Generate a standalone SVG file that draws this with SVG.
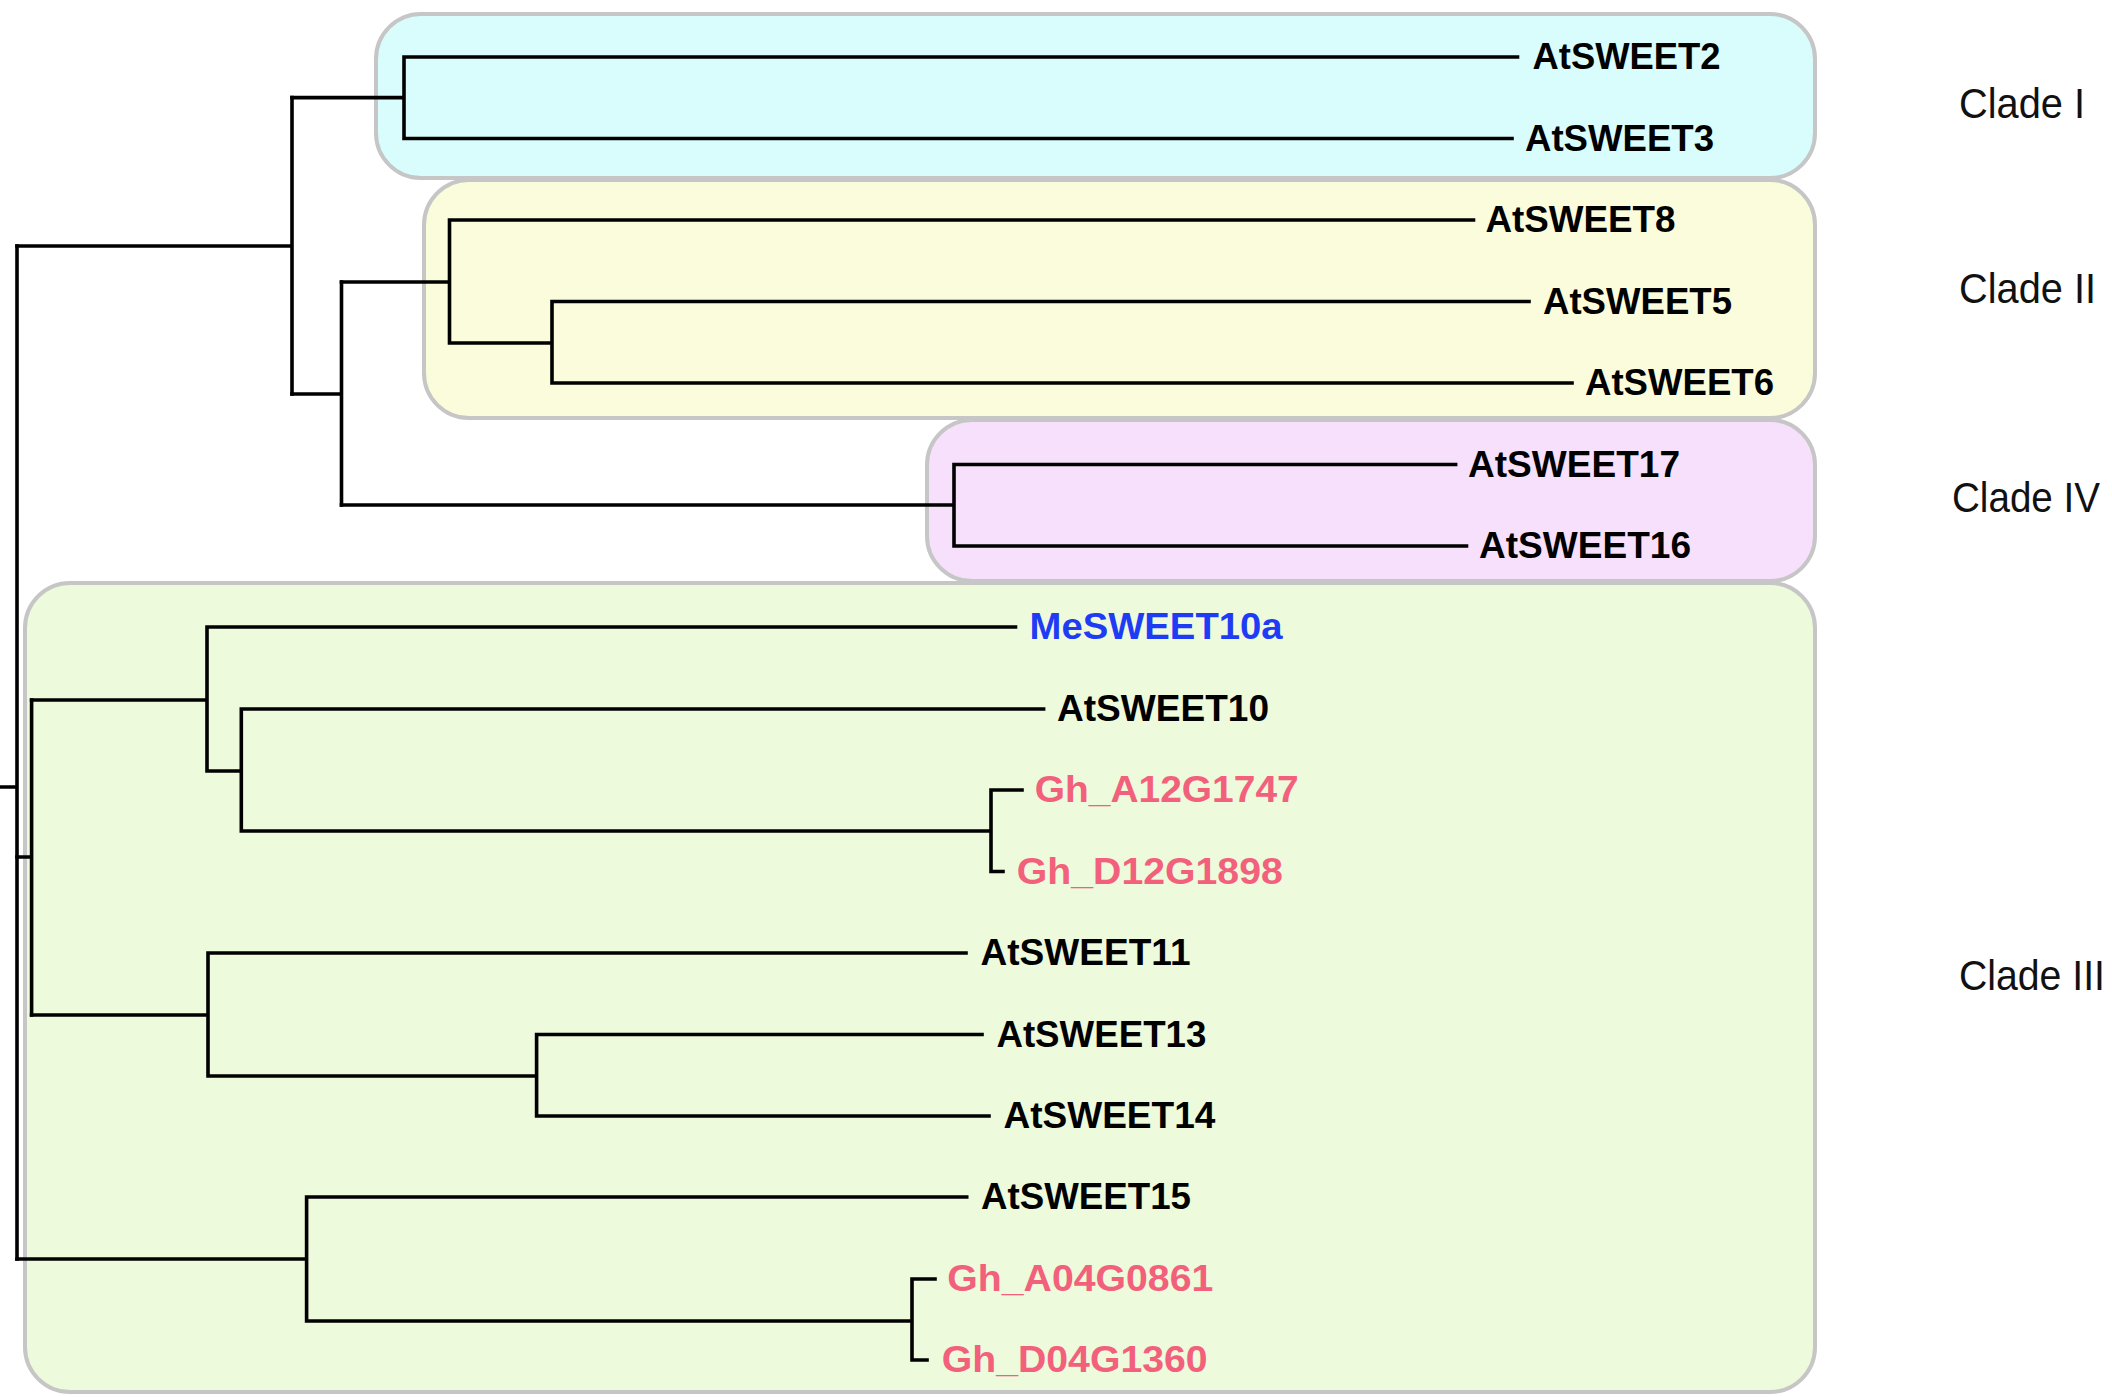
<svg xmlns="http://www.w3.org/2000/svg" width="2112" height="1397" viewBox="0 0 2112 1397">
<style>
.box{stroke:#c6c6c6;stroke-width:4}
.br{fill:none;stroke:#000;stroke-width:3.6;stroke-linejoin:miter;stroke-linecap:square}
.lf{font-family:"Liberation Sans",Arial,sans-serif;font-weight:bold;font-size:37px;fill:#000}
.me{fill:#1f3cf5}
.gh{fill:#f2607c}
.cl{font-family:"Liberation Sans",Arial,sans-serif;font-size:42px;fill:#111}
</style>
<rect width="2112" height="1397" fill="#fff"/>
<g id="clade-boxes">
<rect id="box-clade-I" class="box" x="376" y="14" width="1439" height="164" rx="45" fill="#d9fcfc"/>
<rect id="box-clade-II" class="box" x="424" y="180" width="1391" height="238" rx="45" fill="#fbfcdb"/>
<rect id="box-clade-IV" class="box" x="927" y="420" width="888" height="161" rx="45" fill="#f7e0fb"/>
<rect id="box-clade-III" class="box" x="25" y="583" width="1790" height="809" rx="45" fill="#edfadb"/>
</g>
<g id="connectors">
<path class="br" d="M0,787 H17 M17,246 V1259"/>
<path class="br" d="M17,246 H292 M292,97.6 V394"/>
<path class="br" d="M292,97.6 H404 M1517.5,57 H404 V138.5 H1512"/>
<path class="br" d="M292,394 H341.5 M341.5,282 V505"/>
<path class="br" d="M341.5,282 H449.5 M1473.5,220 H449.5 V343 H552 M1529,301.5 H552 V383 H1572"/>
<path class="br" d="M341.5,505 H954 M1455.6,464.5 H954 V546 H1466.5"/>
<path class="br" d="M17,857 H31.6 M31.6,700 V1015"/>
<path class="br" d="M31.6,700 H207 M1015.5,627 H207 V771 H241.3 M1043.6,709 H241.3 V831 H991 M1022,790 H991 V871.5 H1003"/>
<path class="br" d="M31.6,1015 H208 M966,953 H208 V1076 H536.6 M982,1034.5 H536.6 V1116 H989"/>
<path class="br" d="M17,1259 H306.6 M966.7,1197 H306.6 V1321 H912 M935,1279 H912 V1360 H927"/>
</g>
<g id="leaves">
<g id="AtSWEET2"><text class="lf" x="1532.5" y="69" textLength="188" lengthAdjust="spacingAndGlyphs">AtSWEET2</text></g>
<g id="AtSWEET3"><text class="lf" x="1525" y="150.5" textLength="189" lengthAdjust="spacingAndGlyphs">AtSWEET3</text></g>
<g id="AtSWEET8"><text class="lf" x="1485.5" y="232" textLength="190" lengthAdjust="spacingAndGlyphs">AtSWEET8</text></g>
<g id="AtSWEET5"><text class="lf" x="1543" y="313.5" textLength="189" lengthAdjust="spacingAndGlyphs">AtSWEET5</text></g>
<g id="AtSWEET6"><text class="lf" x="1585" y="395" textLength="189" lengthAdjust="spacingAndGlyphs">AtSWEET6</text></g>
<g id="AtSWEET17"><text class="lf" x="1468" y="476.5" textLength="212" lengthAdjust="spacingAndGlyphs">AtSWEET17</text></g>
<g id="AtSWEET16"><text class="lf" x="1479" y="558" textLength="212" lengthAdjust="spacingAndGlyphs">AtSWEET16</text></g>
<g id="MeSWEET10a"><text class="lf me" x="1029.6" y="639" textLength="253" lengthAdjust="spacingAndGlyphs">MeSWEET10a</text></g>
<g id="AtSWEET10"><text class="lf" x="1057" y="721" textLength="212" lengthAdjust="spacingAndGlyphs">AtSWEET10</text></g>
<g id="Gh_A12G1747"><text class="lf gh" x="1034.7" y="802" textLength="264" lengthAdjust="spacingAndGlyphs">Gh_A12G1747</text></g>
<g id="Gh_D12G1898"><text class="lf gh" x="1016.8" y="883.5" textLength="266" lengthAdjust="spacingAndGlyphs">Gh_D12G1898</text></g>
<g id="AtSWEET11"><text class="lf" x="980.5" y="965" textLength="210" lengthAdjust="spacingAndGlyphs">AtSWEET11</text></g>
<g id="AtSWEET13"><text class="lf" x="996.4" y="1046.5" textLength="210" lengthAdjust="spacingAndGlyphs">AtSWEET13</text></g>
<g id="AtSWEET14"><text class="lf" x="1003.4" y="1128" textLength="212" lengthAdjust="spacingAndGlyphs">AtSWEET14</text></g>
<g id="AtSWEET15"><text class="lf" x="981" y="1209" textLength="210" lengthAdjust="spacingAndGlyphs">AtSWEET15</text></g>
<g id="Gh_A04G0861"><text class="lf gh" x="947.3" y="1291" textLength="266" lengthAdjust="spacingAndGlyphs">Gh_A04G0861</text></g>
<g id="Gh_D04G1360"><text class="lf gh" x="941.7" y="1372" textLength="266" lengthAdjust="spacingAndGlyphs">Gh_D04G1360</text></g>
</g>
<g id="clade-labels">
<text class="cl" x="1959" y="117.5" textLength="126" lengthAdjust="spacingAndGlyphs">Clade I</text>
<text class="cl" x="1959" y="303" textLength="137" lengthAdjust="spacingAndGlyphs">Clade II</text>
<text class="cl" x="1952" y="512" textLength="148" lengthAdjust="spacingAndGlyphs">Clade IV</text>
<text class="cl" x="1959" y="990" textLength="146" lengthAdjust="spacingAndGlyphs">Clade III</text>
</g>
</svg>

...

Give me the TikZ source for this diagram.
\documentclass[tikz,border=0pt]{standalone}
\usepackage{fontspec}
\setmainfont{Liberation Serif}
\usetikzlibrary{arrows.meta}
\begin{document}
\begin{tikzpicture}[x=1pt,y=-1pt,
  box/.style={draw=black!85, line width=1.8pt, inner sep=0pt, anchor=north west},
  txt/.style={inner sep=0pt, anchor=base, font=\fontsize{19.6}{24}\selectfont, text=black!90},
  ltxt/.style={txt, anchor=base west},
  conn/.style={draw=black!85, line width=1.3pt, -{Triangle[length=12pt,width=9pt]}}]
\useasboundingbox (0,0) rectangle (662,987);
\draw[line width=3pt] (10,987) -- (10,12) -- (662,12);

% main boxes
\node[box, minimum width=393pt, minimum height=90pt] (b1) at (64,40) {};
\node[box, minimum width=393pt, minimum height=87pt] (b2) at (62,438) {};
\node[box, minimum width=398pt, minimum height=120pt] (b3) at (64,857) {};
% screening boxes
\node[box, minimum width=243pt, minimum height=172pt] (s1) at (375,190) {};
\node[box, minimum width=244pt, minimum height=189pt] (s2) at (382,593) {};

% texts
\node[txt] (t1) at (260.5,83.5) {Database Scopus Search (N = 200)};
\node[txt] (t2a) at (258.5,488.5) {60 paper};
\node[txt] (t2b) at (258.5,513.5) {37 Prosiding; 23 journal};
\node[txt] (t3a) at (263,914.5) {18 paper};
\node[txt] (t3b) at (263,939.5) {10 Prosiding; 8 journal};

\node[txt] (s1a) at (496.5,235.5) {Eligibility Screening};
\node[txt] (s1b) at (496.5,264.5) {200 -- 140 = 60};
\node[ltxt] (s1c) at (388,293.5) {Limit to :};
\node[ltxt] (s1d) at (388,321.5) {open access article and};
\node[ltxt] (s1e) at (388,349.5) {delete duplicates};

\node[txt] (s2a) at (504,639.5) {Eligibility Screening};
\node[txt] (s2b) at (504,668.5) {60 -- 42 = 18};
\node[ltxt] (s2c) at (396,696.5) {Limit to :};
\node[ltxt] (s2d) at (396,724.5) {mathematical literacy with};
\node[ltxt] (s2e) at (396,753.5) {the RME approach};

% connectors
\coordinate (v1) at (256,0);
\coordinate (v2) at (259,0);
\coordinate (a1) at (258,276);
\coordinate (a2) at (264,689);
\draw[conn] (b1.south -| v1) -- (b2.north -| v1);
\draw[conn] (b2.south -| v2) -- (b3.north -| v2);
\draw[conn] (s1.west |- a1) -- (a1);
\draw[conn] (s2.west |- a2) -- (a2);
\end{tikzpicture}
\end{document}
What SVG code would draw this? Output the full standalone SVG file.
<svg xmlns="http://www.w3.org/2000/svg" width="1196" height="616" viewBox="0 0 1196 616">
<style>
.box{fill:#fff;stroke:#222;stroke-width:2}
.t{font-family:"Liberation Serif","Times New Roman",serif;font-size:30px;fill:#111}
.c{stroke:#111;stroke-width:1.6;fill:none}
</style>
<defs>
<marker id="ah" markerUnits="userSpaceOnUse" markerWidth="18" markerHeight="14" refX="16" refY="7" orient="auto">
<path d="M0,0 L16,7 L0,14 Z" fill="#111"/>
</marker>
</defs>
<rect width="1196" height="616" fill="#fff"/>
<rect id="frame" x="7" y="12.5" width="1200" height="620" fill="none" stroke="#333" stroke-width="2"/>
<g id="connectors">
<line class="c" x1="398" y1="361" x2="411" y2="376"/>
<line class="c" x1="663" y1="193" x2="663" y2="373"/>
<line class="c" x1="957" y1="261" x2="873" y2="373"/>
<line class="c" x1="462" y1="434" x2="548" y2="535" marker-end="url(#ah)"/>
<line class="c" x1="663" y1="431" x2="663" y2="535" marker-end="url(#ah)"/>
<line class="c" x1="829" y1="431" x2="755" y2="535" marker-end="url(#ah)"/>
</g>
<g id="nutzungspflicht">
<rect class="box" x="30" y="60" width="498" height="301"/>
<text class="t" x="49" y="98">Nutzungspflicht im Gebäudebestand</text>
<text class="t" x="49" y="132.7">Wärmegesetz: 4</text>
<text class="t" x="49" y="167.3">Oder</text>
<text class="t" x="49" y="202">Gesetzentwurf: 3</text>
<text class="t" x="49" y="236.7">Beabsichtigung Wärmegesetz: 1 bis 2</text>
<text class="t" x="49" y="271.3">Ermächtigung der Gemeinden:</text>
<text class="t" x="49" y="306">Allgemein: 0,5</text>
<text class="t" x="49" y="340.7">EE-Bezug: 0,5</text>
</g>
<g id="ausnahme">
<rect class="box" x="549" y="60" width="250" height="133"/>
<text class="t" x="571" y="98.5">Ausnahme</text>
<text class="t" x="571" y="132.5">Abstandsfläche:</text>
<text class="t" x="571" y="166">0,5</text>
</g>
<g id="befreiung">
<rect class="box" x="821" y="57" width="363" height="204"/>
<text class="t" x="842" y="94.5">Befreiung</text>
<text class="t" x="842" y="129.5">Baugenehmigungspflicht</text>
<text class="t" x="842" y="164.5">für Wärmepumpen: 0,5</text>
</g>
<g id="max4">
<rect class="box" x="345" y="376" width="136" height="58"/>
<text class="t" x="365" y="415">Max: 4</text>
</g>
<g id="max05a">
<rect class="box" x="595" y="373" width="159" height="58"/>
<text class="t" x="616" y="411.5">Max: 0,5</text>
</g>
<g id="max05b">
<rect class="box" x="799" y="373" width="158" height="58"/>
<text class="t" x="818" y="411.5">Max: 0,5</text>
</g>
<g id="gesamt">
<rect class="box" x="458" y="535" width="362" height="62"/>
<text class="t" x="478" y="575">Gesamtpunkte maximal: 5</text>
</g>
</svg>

---

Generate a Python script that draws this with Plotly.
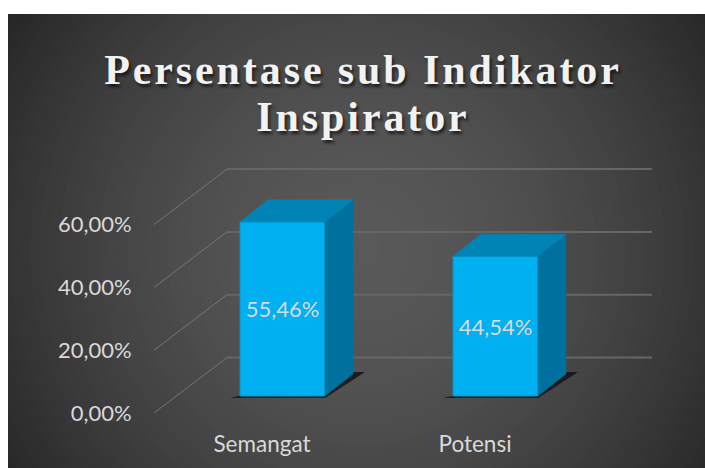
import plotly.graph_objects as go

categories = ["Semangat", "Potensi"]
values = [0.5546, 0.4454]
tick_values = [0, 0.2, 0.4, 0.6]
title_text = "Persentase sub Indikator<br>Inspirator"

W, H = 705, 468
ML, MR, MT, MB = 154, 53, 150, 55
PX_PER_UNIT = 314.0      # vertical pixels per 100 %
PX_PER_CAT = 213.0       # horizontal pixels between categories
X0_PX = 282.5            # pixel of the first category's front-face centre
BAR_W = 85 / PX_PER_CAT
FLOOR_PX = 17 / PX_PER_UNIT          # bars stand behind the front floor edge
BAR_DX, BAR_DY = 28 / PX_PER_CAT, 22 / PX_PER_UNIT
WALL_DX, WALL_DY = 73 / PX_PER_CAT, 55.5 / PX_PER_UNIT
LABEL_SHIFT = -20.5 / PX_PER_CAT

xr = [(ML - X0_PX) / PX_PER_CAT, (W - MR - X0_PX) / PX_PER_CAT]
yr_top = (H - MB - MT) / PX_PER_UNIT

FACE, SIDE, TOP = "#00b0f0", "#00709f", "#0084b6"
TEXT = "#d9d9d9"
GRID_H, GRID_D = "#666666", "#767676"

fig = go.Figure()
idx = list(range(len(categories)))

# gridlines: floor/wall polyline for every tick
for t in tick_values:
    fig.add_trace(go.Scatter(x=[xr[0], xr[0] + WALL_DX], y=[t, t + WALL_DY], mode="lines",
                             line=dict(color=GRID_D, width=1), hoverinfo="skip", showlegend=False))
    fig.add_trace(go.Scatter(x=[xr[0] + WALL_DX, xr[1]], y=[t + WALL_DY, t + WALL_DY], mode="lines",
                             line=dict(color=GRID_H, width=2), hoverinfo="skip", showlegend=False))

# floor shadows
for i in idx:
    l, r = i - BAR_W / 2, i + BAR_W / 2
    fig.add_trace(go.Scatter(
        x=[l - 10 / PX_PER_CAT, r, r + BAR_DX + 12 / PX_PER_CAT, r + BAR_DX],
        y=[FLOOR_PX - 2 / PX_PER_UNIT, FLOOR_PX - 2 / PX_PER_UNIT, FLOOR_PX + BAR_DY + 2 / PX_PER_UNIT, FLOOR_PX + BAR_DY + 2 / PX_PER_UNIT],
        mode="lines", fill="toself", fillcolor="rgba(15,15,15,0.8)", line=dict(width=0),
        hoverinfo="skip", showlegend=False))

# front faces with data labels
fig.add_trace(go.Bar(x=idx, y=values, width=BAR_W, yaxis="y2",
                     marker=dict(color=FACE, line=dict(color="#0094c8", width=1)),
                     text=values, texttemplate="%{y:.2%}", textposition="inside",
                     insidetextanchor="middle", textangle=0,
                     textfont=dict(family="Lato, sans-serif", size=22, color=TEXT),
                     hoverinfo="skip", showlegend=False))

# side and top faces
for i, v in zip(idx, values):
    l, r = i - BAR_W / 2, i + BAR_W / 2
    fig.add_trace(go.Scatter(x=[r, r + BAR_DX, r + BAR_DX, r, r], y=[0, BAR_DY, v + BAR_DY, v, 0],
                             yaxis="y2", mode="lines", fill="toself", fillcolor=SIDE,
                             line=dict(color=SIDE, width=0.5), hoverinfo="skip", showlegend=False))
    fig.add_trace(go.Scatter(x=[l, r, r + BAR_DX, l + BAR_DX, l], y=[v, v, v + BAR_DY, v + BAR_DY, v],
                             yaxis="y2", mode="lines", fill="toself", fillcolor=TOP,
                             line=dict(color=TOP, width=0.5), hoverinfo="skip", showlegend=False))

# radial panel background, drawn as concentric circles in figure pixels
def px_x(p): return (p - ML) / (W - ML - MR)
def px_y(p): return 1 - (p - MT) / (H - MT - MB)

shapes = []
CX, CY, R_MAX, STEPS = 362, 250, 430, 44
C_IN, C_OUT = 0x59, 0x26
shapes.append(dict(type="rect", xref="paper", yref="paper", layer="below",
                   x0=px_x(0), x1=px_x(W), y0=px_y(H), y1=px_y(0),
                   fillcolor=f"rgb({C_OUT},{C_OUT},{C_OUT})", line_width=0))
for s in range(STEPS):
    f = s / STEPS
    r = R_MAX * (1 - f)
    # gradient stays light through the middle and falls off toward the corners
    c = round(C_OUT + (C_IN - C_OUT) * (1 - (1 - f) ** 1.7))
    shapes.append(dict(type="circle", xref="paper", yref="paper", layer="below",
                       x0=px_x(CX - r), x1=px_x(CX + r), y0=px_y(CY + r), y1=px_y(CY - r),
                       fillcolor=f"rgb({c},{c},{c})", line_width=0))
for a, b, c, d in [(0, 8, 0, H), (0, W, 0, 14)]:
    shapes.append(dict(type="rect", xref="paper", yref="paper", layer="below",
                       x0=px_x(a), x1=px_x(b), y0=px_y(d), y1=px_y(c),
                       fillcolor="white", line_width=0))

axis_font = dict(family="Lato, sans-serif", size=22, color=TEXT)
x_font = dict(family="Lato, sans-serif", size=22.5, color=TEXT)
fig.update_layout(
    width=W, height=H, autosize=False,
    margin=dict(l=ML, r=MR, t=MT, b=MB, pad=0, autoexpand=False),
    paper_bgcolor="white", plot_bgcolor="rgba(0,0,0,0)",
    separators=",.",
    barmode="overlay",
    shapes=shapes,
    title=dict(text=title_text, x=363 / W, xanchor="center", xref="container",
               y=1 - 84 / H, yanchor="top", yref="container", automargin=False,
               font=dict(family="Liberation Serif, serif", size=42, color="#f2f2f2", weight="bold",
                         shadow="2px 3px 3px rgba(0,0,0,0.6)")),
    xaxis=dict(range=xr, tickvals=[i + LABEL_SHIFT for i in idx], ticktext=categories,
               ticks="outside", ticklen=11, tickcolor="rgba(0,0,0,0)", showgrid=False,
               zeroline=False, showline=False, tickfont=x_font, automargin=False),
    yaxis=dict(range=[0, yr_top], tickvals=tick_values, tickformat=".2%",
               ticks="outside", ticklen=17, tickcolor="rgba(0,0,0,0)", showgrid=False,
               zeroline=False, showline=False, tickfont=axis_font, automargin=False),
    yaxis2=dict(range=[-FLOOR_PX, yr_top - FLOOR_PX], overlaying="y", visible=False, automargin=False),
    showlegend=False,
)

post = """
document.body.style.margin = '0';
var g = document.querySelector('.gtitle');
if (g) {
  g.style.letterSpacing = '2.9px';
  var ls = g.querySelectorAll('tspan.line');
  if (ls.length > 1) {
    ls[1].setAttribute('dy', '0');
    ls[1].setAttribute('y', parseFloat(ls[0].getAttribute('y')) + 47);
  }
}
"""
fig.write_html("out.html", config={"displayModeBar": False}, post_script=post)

* **Stated task**: From the listing, copy each line containing the word "with".

* **Response**:
Generate a standalone SVG file that draws this with SVG.
\node[ltxt] (s2d) at (396,724.5) {mathematical literacy with};
Generate a Python script that draws this with Plotly.
# front faces with data labels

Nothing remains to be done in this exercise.